- Location: Mount Robson Provincial Park; British Columbia, Canada;
- Coordinates: 53°04′05″N 118°53′56″W﻿ / ﻿53.06806°N 118.89889°W
- Depth: 536 metres (1,759 ft)
- Discovery: 1911
- Geology: Limestone, flowstone, soda straws
- Hazards: Sumps

= Arctomys Cave =

Cave in British Columbia, Canada

Arctomys Cave is a cave in Trio Mountain above the Moose River Valley in Mount Robson Provincial Park in the Rocky Mountains of British Columbia. Arctomys Cave has 3,496 metres of surveyed passages and has a maximum depth of 536 m.

==Exploration==
Arctomys Cave was discovered in 1911, and first reported in the Canadian Alpine Journal in 1912 by mountaineer A.O. Wheeler who, accompanied by Conrad Kain, Byron Harmon George Kinney and 'Curly' Phillips, had descended to a waterfall at a depth of about 80 metres, stating that: "Beyond that the going is wet and the exploration was not carried further, as there was no change in the character of the subterranean shaft." There is no record of subsequent visitation until 1971 - 1973 when cavers from the McMaster University Climbing and Caving Club, Guelph University Caving Club, Alberta Speleological Society and some visiting British cavers explored and surveyed the cave to its maximum depth of -522 metres.
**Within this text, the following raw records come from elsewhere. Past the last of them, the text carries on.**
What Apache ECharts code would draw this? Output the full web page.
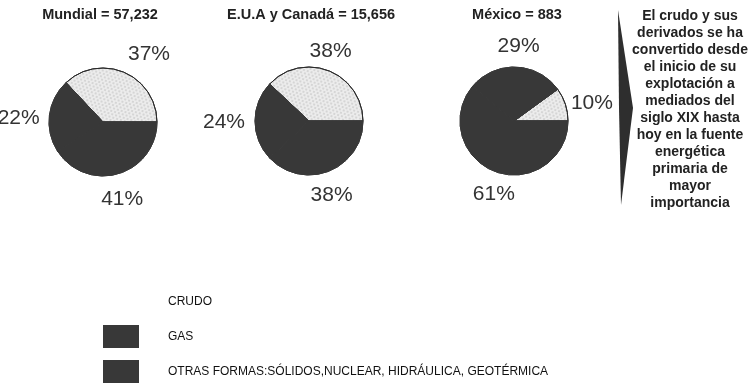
<!DOCTYPE html>
<html>
<head>
<meta charset="utf-8">
<script src="https://cdn.jsdelivr.net/npm/echarts@6/dist/echarts.min.js"></script>
<style>
html,body{margin:0;padding:0;background:#fff;}
#c{width:750px;height:385px;}
</style>
</head>
<body>
<div id="c"></div>
<script>
var categories = ['CRUDO', 'GAS', 'OTRAS FORMAS:SÓLIDOS,NUCLEAR, HIDRÁULICA, GEOTÉRMICA'];
var regions = ['Mundial = 57,232', 'E.U.A y Canadá = 15,656', 'México = 883'];
var mundial = [37, 22, 41];
var euaCanada = [38, 24, 38];
var mexico = [10, 29, 61];
var noteLines = ['El crudo y sus', 'derivados se ha', 'convertido desde', 'el inicio de su',
  'explotación a', 'mediados del', 'siglo XIX hasta', 'hoy en la fuente',
  'energética', 'primaria de', 'mayor', 'importancia'];

// styling / layout (not data)
var colors = ['#ececec', '#383838', '#383838'];
var font = '"Liberation Sans", Arial, sans-serif';
var centers = [[103, 122], [309, 121], [514, 121]];
var titleX = [95, 306, 512];
var labelNudge = [
  [[13, 8], [-2, 7], [-4, -3]],
  [[-9, 7], [-2, 1], [-8, -3]],
  [[-1, 8], [2, 8], [8, -5]]
];
var allValues = [mundial, euaCanada, mexico];

var chart = echarts.init(document.getElementById('c'));

var noDecal = { symbol: 'rect', color: 'rgba(0,0,0,0)', dashArrayX: 5, dashArrayY: 5 };
var dotDecal = { symbol: 'circle', symbolSize: 0.7, color: 'rgba(60,60,60,0.35)',
  dashArrayX: [[2, 2], [0, 2, 2, 0]], dashArrayY: [2, 1], rotation: 0.3 };

function pieData(vals) {
  return vals.map(function (v, i) {
    var isCrude = i === 0;
    return { name: categories[i], value: v,
      itemStyle: { color: colors[i], borderColor: isCrude ? '#2a2a2a' : colors[i],
        borderWidth: 1, decal: isCrude ? dotDecal : noDecal } };
  });
}

var series = [];
allValues.forEach(function (vals, k) {
  series.push({
    type: 'pie', center: centers[k], radius: [0, 54],
    startAngle: 0, clockwise: false, silent: true, animation: false,
    label: { show: false }, labelLine: { show: false },
    data: pieData(vals)
  });
  series.push({
    type: 'pie', center: centers[k], radius: [56, 104],
    startAngle: 0, clockwise: false, silent: true, animation: false,
    legendHoverLink: false,
    itemStyle: { color: 'rgba(0,0,0,0)', borderWidth: 0, decal: noDecal },
    label: { show: true, position: 'inside', formatter: '{c}%', color: '#333',
      fontFamily: font, fontSize: 21 },
    labelLine: { show: false },
    labelLayout: (function (kk) {
      return function (p) {
        var n = labelNudge[kk][p.dataIndex];
        return { dx: n[0], dy: n[1] };
      };
    })(k),
    data: vals.map(function (v, i) { return { name: categories[i] + ' ', value: v }; })
  });
});

var titles = regions.map(function (t, k) {
  return { text: t, left: titleX[k], top: 2, textAlign: 'center',
    textStyle: { fontFamily: font, fontWeight: 'bold', fontSize: 14.5, color: '#222' } };
});
titles.push({ text: noteLines.join('\n'), left: 685, top: 3, textAlign: 'center',
  textStyle: { fontFamily: font, fontWeight: 'bold', fontSize: 14, lineHeight: 17, color: '#222' } });

chart.setOption({
  animation: false,
  aria: { enabled: true, decal: { show: true } },
  title: titles,
  legend: {
    orient: 'vertical', left: 103, top: 290, padding: 0,
    itemWidth: 36, itemHeight: 23, itemGap: 12,
    selectedMode: false,
    textStyle: { fontFamily: font, fontSize: 12, color: '#111', padding: [0, 0, 0, 24] },
    data: [
      { name: categories[0], icon: 'rect', itemStyle: { color: '#fff', borderWidth: 0, decal: noDecal } },
      { name: categories[1], icon: 'rect', itemStyle: { color: '#383838', borderWidth: 0, decal: noDecal } },
      { name: categories[2], icon: 'rect', itemStyle: { color: '#383838', borderWidth: 0, decal: noDecal } }
    ]
  },
  graphic: [{
    type: 'polygon', silent: true,
    shape: { points: [[618, 10], [633, 108], [621, 205], [619, 108]] },
    style: { fill: '#2e2e2e' }
  }],
  series: series
});
</script>
</body>
</html>
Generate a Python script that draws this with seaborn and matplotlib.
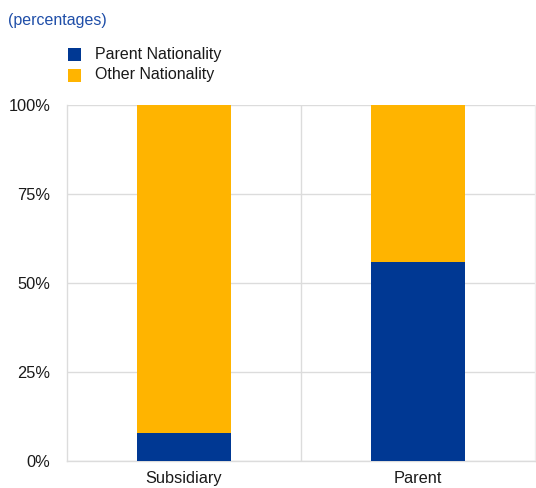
import matplotlib
matplotlib.use("Agg")
import matplotlib.pyplot as plt
import seaborn as sns
import pandas as pd
from matplotlib.patches import Rectangle
from matplotlib.ticker import FuncFormatter

categories = ["Subsidiary", "Parent"]
parent_nationality = [8, 56]
other_nationality = [92, 44]
series_names = ["Parent Nationality", "Other Nationality"]
ytick_values = [0, 25, 50, 75, 100]

BLUE = "#003893"
YELLOW = "#FFB400"
GRID = "#DCDCDC"
W, H = 536, 488

sns.set_style("white")
plt.rcParams["font.family"] = ["Liberation Sans", "DejaVu Sans"]

df = pd.DataFrame({
    "category": categories,
    "parent": parent_nationality,
    "total": [p + o for p, o in zip(parent_nationality, other_nationality)],
})

fig = plt.figure(figsize=(W / 100, H / 100), dpi=100)
ax = fig.add_axes([67 / W, 1 - 461 / H, 468 / W, 356 / H])

sns.barplot(data=df, x="category", y="total", color=YELLOW, width=0.4,
            linewidth=0, saturation=1, ax=ax, zorder=3)
sns.barplot(data=df, x="category", y="parent", color=BLUE, width=0.4,
            linewidth=0, saturation=1, ax=ax, zorder=4)

ax.set_xlim(-0.5, 1.5)
ax.set_ylim(0, 100)
ax.set_yticks(ytick_values)
ax.yaxis.set_major_formatter(FuncFormatter(lambda v, p: f"{int(v)}%"))
ax.set_xticks([0.5], minor=True)
ax.grid(True, axis="y", which="major", color=GRID, linewidth=1, zorder=0)
ax.grid(True, axis="x", which="minor", color=GRID, linewidth=1, zorder=0)
ax.grid(False, axis="x", which="major")
ax.set_xlabel("")
ax.set_ylabel("")
ax.tick_params(axis="both", which="both", length=0, labelsize=11.8, colors="#1a1a1a")
ax.tick_params(axis="y", pad=12)
ax.tick_params(axis="x", pad=7)
for s in ["left", "bottom", "right"]:
    ax.spines[s].set_color(GRID)
    ax.spines[s].set_linewidth(1)
ax.spines["right"].set_color("#EEEEEE")
ax.spines["top"].set_visible(False)

fig.text(8 / W, 1 - 20 / H, "(percentages)", color="#1F4EA8",
         fontsize=11.5, ha="left", va="center")

# legend drawn as squares + labels
colors = [BLUE, YELLOW]
row_y = [54, 75]
for name, c, yc in zip(series_names, colors, row_y):
    fig.patches.append(Rectangle((68 / W, 1 - (yc + 6.5) / H), 13 / W, 13 / H,
                                 transform=fig.transFigure, facecolor=c,
                                 edgecolor="none"))
    fig.text(95 / W, 1 - yc / H, name, color="#1a1a1a", fontsize=11.5,
             ha="left", va="center")

fig.savefig("out.png", dpi=100)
Passages above the entrance were surveyed by British and Canadian cavers in 1983 resulting in the current vertical range of 536 metres. Arctomys Cave was the deepest known cave in Canada for many years, until surpassed by Heavy Breather in 2010 at 653m and then by Bisaro Anima in 2017 with its depth of 670 m.

==Characteristics==
Arctomys Cave is formed in the steeply-dipping Mural Formation limestone of the Early Cambrian Gog Group. The top half of the cave (The Endless Climb) descends relatively steeply, but at a depth of about 400 metres the cave becomes more horizontal with several pools, and ends at a sump. Despite its great depth, the cave includes only five pitches up to 15m deep. Although most of the cave is undecorated, the Straw Gallery has flowstone and relatively long soda straws.

==Accident in 1991==
Arctomys Cave is the site of Canada's most extensive cave rescue attempt. On October 17, 1991, Rick Blak, an experienced caver and park ranger at Mount Robson Provincial Park, was struck and killed by a falling boulder deep in the cave. 44 people were involved in the complex recovery of his body.